The in-depth look into Tressel’s history of NCAA shortcomings, which can be read HERE, paints a jumbled picture of priorities and ethics that would make even Picasso scratch his head in confusion.

“Yet while Tressel’s admirable qualities have been trumpeted, something else essential to his success has gone largely undiscussed,” the article states. “his ignorance.”

It starts with Ohio State’s most recent allegations surrounding the six Buckeye players who sold memorabilia items for discounted tattoos and other impermissible benefits. That was just the beginning.

“SI learned that the memorabilia-for-tattoos violations actually stretched back to 2002, Tressel’s second season at Ohio State, and involved at least 28 players -- 22 more than the university has acknowledged.
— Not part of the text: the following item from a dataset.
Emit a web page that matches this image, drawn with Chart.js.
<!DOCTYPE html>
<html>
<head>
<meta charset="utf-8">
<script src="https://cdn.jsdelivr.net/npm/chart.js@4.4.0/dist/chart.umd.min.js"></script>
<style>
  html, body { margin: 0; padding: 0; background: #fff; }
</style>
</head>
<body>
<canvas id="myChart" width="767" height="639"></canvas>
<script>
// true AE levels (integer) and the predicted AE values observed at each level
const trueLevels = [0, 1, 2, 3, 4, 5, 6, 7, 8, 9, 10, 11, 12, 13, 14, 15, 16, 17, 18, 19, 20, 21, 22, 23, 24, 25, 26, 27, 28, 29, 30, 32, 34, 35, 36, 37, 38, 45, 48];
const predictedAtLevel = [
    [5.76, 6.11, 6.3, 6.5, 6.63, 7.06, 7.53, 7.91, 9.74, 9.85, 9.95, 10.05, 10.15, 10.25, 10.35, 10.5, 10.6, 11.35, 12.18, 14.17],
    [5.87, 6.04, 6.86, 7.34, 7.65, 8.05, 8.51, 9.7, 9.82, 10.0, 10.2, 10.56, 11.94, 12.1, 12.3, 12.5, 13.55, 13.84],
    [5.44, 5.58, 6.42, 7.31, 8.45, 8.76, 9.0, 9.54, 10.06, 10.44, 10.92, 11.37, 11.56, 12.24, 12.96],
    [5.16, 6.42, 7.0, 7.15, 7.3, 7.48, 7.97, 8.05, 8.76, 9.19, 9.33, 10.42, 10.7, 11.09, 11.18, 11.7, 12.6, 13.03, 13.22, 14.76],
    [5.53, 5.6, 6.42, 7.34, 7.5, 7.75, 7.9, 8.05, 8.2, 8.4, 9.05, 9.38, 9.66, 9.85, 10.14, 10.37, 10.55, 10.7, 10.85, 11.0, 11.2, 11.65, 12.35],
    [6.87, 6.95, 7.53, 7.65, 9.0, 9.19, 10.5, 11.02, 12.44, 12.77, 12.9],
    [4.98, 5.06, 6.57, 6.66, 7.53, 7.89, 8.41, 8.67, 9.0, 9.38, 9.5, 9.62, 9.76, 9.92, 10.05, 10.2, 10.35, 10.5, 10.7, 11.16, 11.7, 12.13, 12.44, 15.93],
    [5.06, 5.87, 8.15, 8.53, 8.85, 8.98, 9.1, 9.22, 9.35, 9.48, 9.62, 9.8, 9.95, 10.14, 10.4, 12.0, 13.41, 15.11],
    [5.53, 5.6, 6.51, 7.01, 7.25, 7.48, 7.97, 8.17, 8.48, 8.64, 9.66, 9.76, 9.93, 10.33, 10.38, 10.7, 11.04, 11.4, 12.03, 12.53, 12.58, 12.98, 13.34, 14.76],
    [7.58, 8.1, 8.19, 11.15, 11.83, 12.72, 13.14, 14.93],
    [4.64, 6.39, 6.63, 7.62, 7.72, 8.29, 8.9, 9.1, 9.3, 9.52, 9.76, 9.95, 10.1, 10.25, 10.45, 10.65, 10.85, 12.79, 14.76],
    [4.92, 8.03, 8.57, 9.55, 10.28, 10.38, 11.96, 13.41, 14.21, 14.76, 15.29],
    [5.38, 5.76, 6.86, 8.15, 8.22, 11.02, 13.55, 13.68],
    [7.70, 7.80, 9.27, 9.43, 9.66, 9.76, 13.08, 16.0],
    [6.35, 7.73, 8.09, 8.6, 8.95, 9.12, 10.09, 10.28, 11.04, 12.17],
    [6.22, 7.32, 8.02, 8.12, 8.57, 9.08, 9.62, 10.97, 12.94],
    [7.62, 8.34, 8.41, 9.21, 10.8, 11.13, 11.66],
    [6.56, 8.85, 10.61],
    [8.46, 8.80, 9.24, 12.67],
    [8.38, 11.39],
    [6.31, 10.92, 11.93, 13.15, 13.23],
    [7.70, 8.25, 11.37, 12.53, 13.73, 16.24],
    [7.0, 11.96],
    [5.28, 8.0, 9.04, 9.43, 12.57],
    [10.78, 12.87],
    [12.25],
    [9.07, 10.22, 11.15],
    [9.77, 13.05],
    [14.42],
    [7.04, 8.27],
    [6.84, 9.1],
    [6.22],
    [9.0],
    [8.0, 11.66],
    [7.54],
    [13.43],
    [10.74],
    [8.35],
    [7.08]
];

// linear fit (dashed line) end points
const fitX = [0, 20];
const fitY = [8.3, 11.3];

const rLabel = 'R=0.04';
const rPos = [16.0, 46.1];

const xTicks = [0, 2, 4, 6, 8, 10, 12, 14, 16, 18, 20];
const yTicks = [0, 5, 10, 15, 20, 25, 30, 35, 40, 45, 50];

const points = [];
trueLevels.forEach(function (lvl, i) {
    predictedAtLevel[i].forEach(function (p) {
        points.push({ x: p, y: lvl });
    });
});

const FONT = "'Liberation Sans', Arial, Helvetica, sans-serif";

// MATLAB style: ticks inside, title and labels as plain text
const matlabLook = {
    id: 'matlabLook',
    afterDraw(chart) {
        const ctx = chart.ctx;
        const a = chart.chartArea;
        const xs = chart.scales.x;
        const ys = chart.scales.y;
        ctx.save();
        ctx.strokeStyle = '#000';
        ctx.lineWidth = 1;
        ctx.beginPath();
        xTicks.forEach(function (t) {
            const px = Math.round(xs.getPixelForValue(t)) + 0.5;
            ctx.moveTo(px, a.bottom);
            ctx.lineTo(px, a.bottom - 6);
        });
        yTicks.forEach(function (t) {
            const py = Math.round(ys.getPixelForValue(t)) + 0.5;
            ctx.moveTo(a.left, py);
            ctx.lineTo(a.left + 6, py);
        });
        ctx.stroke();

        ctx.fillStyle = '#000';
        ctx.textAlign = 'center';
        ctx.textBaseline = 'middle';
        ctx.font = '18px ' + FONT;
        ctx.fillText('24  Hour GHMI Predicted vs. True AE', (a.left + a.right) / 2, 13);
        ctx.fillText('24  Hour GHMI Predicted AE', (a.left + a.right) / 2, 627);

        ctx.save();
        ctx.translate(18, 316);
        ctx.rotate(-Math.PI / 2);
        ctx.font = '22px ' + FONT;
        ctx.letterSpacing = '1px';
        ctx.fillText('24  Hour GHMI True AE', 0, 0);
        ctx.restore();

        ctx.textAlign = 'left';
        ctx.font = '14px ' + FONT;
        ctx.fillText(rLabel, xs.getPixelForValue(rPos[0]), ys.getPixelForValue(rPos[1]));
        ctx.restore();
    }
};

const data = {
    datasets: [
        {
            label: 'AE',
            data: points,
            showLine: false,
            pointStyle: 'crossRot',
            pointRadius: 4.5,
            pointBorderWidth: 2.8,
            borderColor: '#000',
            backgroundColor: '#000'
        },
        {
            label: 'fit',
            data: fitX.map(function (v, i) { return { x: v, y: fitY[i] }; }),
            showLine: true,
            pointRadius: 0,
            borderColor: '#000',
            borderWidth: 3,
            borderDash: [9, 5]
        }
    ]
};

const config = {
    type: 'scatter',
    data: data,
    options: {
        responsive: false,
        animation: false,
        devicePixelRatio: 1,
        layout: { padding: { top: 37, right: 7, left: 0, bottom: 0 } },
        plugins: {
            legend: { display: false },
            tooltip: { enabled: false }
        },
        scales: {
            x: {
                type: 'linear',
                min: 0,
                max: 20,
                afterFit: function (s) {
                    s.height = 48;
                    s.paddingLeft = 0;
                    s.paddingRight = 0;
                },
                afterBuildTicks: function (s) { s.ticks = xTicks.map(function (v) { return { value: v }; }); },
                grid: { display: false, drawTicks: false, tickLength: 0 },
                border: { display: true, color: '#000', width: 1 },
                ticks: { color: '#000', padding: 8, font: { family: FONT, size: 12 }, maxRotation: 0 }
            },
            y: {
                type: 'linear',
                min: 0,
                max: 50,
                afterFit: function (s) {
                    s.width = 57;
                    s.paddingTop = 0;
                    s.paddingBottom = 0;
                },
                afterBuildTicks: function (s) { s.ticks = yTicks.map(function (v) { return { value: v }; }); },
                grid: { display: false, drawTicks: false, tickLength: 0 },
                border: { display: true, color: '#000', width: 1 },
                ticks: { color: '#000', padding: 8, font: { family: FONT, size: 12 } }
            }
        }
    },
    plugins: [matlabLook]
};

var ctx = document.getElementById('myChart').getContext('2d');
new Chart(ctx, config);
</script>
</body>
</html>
Those numbers include, beyond the six suspended players, an additional nine current players as well as nine former players whose alleged wrongdoing might fall within the NCAA’s four-year statute of limitations on violations.

“One former Buckeye, defensive end Robert Rose, whose career ended in 2009, told SI that he had swapped memorabilia for tattoos and that “at least 20 others” on the team had done so as well. SI’s investigation also uncovered allegations that Ohio State players had traded memorabilia for marijuana and that Tressel had potentially broken NCAA rules when he was a Buckeyes assistant coach in the mid-1980s.”
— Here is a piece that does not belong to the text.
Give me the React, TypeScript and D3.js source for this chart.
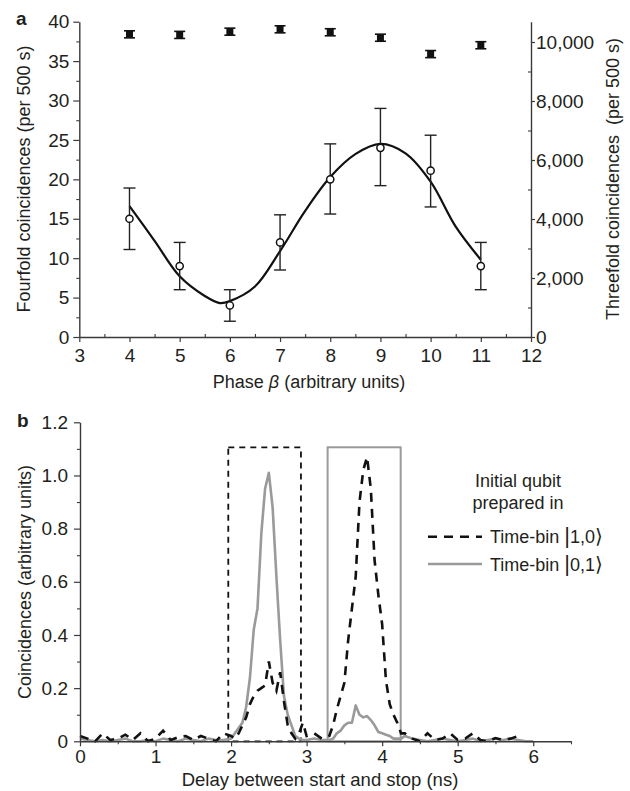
import React, { useEffect, useRef } from "react";
import * as d3 from "d3";

// ---- panel a: phase scan ----
const phases = [4, 5, 6, 7, 8, 9, 10, 11];
const fourfold = [15, 9, 4, 12, 20, 24, 21.1, 9];
const fourfoldLow = [11.1, 6, 2, 8.5, 15.6, 19.2, 16.5, 6];
const fourfoldHigh = [18.9, 12, 6, 15.5, 24.5, 29, 25.6, 12];
const threefold = [10260, 10240, 10350, 10430, 10330, 10145, 9590, 9890];
const threefoldErr = [120, 120, 120, 120, 120, 120, 120, 120];

// fit curve through the fourfold points
const fitPhase = [4, 4.5, 5, 5.5, 5.8, 6, 6.5, 7, 7.5, 8, 8.5, 9, 9.5, 10, 10.5, 11];
const fitValue = [16.6, 12.2, 7.7, 5.2, 4.3, 4.55, 6.4, 10.9, 16.0, 20.3, 23.2, 24.5, 23.3, 19.7, 14.0, 9.8];

const phaseTicks = [3, 4, 5, 6, 7, 8, 9, 10, 11, 12];
const phaseMinor = [3.5, 4.5, 5.5, 6.5, 7.5, 8.5, 9.5, 10.5, 11.5];
const fourTicks = [0, 5, 10, 15, 20, 25, 30, 35, 40];
const fourMinor = [2.5, 7.5, 12.5, 17.5, 22.5, 27.5, 32.5, 37.5];
const threeTicks = [0, 2000, 4000, 6000, 8000, 10000];
const threeMinor = [1000, 3000, 5000, 7000, 9000];

// ---- panel b: delay histogram ----
const delays = [
  0.0, 0.1, 0.2, 0.3, 0.4, 0.5, 0.6, 0.7, 0.8, 0.9, 1.0, 1.1, 1.2, 1.3, 1.4, 1.5, 1.6, 1.7, 1.8, 1.9,
  2.0, 2.05, 2.1, 2.15, 2.2, 2.25, 2.3, 2.35, 2.4, 2.45, 2.5, 2.55, 2.6, 2.65, 2.7, 2.75, 2.8, 2.85, 2.9, 2.95,
  3.0, 3.1, 3.2,
  3.3, 3.35, 3.4, 3.45, 3.5, 3.55, 3.6, 3.65, 3.7, 3.75, 3.8, 3.85, 3.9, 3.95, 4.0, 4.05, 4.1, 4.15, 4.2, 4.25,
  4.3, 4.4, 4.5, 4.6, 4.7, 4.8, 4.9, 5.0, 5.1, 5.2, 5.3, 5.4, 5.5, 5.6, 5.7, 5.8, 5.9, 6.0,
];
// time-bin |1,0> (black dashed)
const bin10 = [
  0.02, 0.01, 0.0, 0.03, 0.005, 0.01, 0.025, 0.005, 0.03, 0.0, 0.01, 0.04, 0.005, 0.015, 0.02, 0.005, 0.02, 0.01, 0.0, 0.03,
  0.02, 0.01, 0.03, 0.06, 0.09, 0.14, 0.17, 0.19, 0.2, 0.21, 0.3, 0.22, 0.19, 0.26, 0.15, 0.06, 0.03, 0.01, 0.03, 0.07,
  0.02, 0.03, 0.01,
  0.02, 0.06, 0.12, 0.17, 0.22, 0.38, 0.5, 0.62, 0.9, 1.02, 1.07, 0.95, 0.68, 0.55, 0.44, 0.23, 0.14, 0.1, 0.07, 0.03,
  0.03, 0.01, 0.0, 0.03, 0.005, 0.01, 0.03, 0.005, 0.01, 0.03, 0.005, 0.0, 0.012, 0.005, 0.01, 0.02, null, null,
];
// time-bin |0,1> (grey solid)
const bin01 = [
  0.01, 0.005, 0.0, 0.005, 0.0, 0.005, 0.01, 0.0, 0.0, 0.005, 0.0, 0.01, 0.005, 0.0, 0.01, 0.005, 0.0, 0.01, 0.005, 0.005,
  0.01, 0.03, 0.05, 0.07, 0.13, 0.24, 0.42, 0.5, 0.78, 0.95, 1.01, 0.88, 0.62, 0.38, 0.17, 0.1, 0.06, 0.02, 0.01, 0.005,
  0.005, 0.01, 0.005,
  0.005, 0.01, 0.03, 0.04, 0.06, 0.07, 0.07, 0.135, 0.1, 0.09, 0.095, 0.08, 0.06, 0.035, 0.03, 0.025, 0.02, 0.01, 0.01, 0.01,
  0.02, 0.01, 0.005, 0.0, 0.005, 0.01, 0.005, 0.0, 0.005, 0.01, 0.0, 0.005, 0.01, 0.005, 0.01, 0.005, 0.0, 0.0,
];
// detection windows [start, end, height]
const window10 = [1.963, 2.925, 1.106];
const window01 = [3.278, 4.245, 1.106];

const delayTicks = [0, 1, 2, 3, 4, 5, 6];
const delayMinor = [0.5, 1.5, 2.5, 3.5, 4.5, 5.5, 6.5];
const coincTicks = [0, 0.2, 0.4, 0.6, 0.8, 1.0, 1.2];
const coincMinor = [0.1, 0.3, 0.5, 0.7, 0.9, 1.1];

const FONT = "'Liberation Sans', Arial, Helvetica, sans-serif";
const INK = "#231f20";
const AXIS = "#3a3a3a";
const GREY = "#9a9a9a";

const styleAxis = (g) => {
  g.select(".domain").attr("stroke", AXIS).attr("stroke-width", 1.4);
  g.selectAll(".tick line").attr("stroke", AXIS).attr("stroke-width", 1.2);
  g.selectAll(".tick text")
    .attr("fill", INK)
    .style("font-size", "19px")
    .style("font-family", FONT);
};

const minorAxis = (g) => {
  g.select(".domain").remove();
  g.selectAll(".tick line").attr("stroke", AXIS).attr("stroke-width", 1.1);
};

const drawPhase = (svg) => {
  const x = d3.scaleLinear().domain([3, 12]).range([79.3, 531]);
  const yL = d3.scaleLinear().domain([0, 40]).range([337, 21.7]);
  const yR = d3.scaleLinear().domain([0, 10688]).range([337, 21.7]);

  // fit curve
  const fit = d3
    .line()
    .x((d) => x(d[0]))
    .y((d) => yL(d[1]))
    .curve(d3.curveCatmullRom);
  svg
    .append("path")
    .datum(fitPhase.map((p, i) => [p, fitValue[i]]))
    .attr("fill", "none")
    .attr("stroke", "#111")
    .attr("stroke-width", 2.2)
    .attr("d", fit);

  // fourfold error bars + open circles
  const four = svg.append("g");
  phases.forEach((p, i) => {
    const cx = x(p);
    four.append("line").attr("x1", cx).attr("x2", cx)
      .attr("y1", yL(fourfoldLow[i])).attr("y2", yL(fourfoldHigh[i]))
      .attr("stroke", "#222").attr("stroke-width", 1.4);
    [fourfoldLow[i], fourfoldHigh[i]].forEach((v) => {
      four.append("line").attr("x1", cx - 6).attr("x2", cx + 6)
        .attr("y1", yL(v)).attr("y2", yL(v))
        .attr("stroke", "#222").attr("stroke-width", 1.4);
    });
    four.append("circle").attr("cx", cx).attr("cy", yL(fourfold[i])).attr("r", 3.6)
      .attr("fill", "white").attr("stroke", "#111").attr("stroke-width", 1.5);
  });

  // threefold markers (right axis)
  const three = svg.append("g");
  phases.forEach((p, i) => {
    const cx = x(p);
    const top = yR(threefold[i] + threefoldErr[i]);
    const bot = yR(threefold[i] - threefoldErr[i]);
    three.append("rect").attr("x", cx - 3.5).attr("y", top).attr("width", 7).attr("height", bot - top)
      .attr("fill", "#111");
    [top, bot].forEach((yy) => {
      three.append("line").attr("x1", cx - 5.5).attr("x2", cx + 5.5).attr("y1", yy).attr("y2", yy)
        .attr("stroke", "#111").attr("stroke-width", 1.6);
    });
  });

  // axes
  svg.append("g").attr("transform", "translate(0,337)")
    .call(d3.axisBottom(x).tickValues(phaseTicks).tickSize(5).tickSizeOuter(0).tickPadding(6.5)
      .tickFormat(d3.format("d")))
    .call(styleAxis);
  svg.append("g").attr("transform", "translate(0,337)")
    .call(d3.axisTop(x).tickValues(phaseMinor).tickSize(3).tickFormat(() => ""))
    .call(minorAxis);

  svg.append("g").attr("transform", "translate(79.3,0)")
    .call(d3.axisLeft(yL).tickValues(fourTicks).tickSize(6).tickSizeOuter(0).tickPadding(4)
      .tickFormat(d3.format("d")))
    .call(styleAxis);
  svg.append("g").attr("transform", "translate(79.3,0)")
    .call(d3.axisLeft(yL).tickValues(fourMinor).tickSize(3).tickFormat(() => ""))
    .call(minorAxis);

  svg.append("g").attr("transform", "translate(531,0)")
    .call(d3.axisRight(yR).tickValues(threeTicks).tickSize(4).tickSizeOuter(0).tickPadding(1)
      .tickFormat(d3.format(",")))
    .call(styleAxis);
  svg.append("g").attr("transform", "translate(531,0)")
    .call(d3.axisLeft(yR).tickValues(threeMinor).tickSize(3).tickFormat(() => ""))
    .call(minorAxis);

  // labels
  svg.append("text").attr("x", 16).attr("y", 25).text("a")
    .attr("fill", INK).style("font-weight", "bold").style("font-size", "19px");
  svg.append("text").attr("transform", "translate(30,179) rotate(-90)")
    .attr("text-anchor", "middle").attr("fill", INK).style("font-size", "18px")
    .text("Fourfold coincidences (per 500 s)");
  svg.append("text").attr("transform", "translate(619,179) rotate(-90)")
    .attr("text-anchor", "middle").attr("fill", INK).style("font-size", "18px")
    .style("white-space", "pre")
    .text("Threefold coincidences  (per 500 s)");
  const xt = svg.append("text").attr("x", 309).attr("y", 388)
    .attr("text-anchor", "middle").attr("fill", INK).style("font-size", "18px");
  xt.append("tspan").text("Phase ");
  xt.append("tspan").style("font-style", "italic").text("β");
  xt.append("tspan").text(" (arbitrary units)");
};

const drawDelay = (svg) => {
  const x = d3.scaleLinear().domain([0, 6.5]).range([80, 571]);
  const y = d3.scaleLinear().domain([0, 1.2]).range([741.3, 422.3]);

  // detection windows
  svg.append("rect")
    .attr("x", x(window10[0])).attr("y", y(window10[2]))
    .attr("width", x(window10[1]) - x(window10[0])).attr("height", y(0) - y(window10[2]))
    .attr("fill", "none").attr("stroke", "#111").attr("stroke-width", 1.8)
    .attr("stroke-dasharray", "6,5");
  svg.append("rect")
    .attr("x", x(window01[0])).attr("y", y(window01[2]))
    .attr("width", x(window01[1]) - x(window01[0])).attr("height", y(0) - y(window01[2]))
    .attr("fill", "none").attr("stroke", GREY).attr("stroke-width", 2);

  const line = d3
    .line()
    .defined((d) => d[1] != null)
    .x((d) => x(d[0]))
    .y((d) => y(d[1]));

  svg.append("path")
    .datum(delays.map((t, i) => [t, bin01[i]]))
    .attr("fill", "none").attr("stroke", GREY).attr("stroke-width", 2.6)
    .attr("stroke-linejoin", "round")
    .attr("d", line);
  svg.append("path")
    .datum(delays.map((t, i) => [t, bin10[i]]))
    .attr("fill", "none").attr("stroke", "#111").attr("stroke-width", 2.6)
    .attr("stroke-dasharray", "9,7")
    .attr("d", line);

  // axes
  svg.append("g").attr("transform", "translate(0,741.3)")
    .call(d3.axisBottom(x).tickValues(delayTicks).tickSize(5).tickSizeOuter(0).tickPadding(3)
      .tickFormat(d3.format("d")))
    .call(styleAxis);
  svg.append("g").attr("transform", "translate(0,741.3)")
    .call(d3.axisBottom(x).tickValues(delayMinor).tickSize(3).tickFormat(() => ""))
    .call(minorAxis);
  svg.append("g").attr("transform", "translate(80,0)")
    .call(d3.axisLeft(y).tickValues(coincTicks).tickSize(6).tickSizeOuter(0).tickPadding(6)
      .tickFormat((d) => (d === 0 ? "0" : d3.format(".1f")(d))))
    .call(styleAxis);
  svg.append("g").attr("transform", "translate(80,0)")
    .call(d3.axisLeft(y).tickValues(coincMinor).tickSize(3).tickFormat(() => ""))
    .call(minorAxis);

  // labels
  svg.append("text").attr("x", 17).attr("y", 427).text("b")
    .attr("fill", INK).style("font-weight", "bold").style("font-size", "19px");
  svg.append("text").attr("transform", "translate(31,582) rotate(-90)")
    .attr("text-anchor", "middle").attr("fill", INK).style("font-size", "18px")
    .text("Coincidences (arbitrary units)");
  svg.append("text").attr("x", 320).attr("y", 786)
    .attr("text-anchor", "middle").attr("fill", INK).style("font-size", "18.5px")
    .text("Delay between start and stop (ns)");

  // legend
  const lg = svg.append("g").attr("fill", INK).style("font-size", "18px");
  lg.append("text").attr("x", 518).attr("y", 487).attr("text-anchor", "middle").text("Initial qubit");
  lg.append("text").attr("x", 518).attr("y", 509).attr("text-anchor", "middle").text("prepared in");
  lg.append("line").attr("x1", 428).attr("x2", 482).attr("y1", 536.7).attr("y2", 536.7)
    .attr("stroke", "#111").attr("stroke-width", 2.6).attr("stroke-dasharray", "9,7");
  lg.append("line").attr("x1", 428).attr("x2", 482).attr("y1", 564).attr("y2", 564)
    .attr("stroke", GREY).attr("stroke-width", 2.6);
  [["1,0", 543], ["0,1", 571]].forEach(([k, yy]) => {
    const t = lg.append("text").attr("x", 490).attr("y", yy);
    t.append("tspan").text("Time-bin ");
    t.append("tspan").style("font-size", "22px").style("font-weight", "300").text("|");
    t.append("tspan").text(k);
    t.append("tspan").style("font-size", "20px").style("font-family", "'DejaVu Sans'").text("⟩");
  });
};

export default function App() {
  const ref = useRef(null);

  useEffect(() => {
    document.body.style.margin = "0";
    const svg = d3.select(ref.current);
    svg.selectAll("*").remove();
    drawPhase(svg.append("g"));
    drawDelay(svg.append("g"));
  }, []);

  return (
    <svg
      ref={ref}
      width={630}
      height={791}
      style={{ display: "block", fontFamily: FONT, background: "white" }}
    />
  );
}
Dohrmann also explores Tressel’s management between then-quarterback Ray Issac and Mickey Monus, a wealthy school trustee and the founder of the Phar-Mor chain of drug stores, while Tressel was with Youngstown State. According to the report, upward of 13 players were illegally holding jobs at Phar-Mor and Issac, in addition to collecting roughly $10,000 in cash from Monus, was also driving a car provided by Phar-Mor.

Tressel was aware of the car. At times, Isaac told SI, he asked the coach for help in getting out of traffic tickets. “He’d slot out two hours to meet and say, ‘Ray, I need you to read this book and give me 500 words on why it’s important to be a good student-athlete,’” Isaac says. Afterward the ticket would sometimes disappear, which, if Tressel intervened, would be an NCAA infraction.”

Less than a year before Tressel took the job with Ohio State, Youngstown State announced self-imposed sanctions, including the loss of two scholarships.

At Ohio State, Tressel reportedly turned a blind eye to former running back Maurice Clarett and quarterback Troy Smith, both of whom received improper benefits from boosters.

“The Clarett and [Robert Q.]Baker scandals were further evidence that Tressel was, at best, woefully ignorant of questionable behavior by his players and not aggressive enough in preventing it. At worst, he was a conduit for improper benefits, as Clarett alleged,” the article accuses.

Clarett, Smith, Pryor -- the list goes on.

In the end, even if a portion of the reports in the SI article are true, Tressel deserved to be fired. Because, let’s face it, it’s doubtful he resigned by his own accord.

But among the myriad of allegations and accusations of wrongdoings, the fact of the matter is that Jim Tressel lied to the NCAA. And however misguided and bureaucratic the NCAA is, a coach simply can’t do that.
No matter how much a man of character he is proclaimed to be.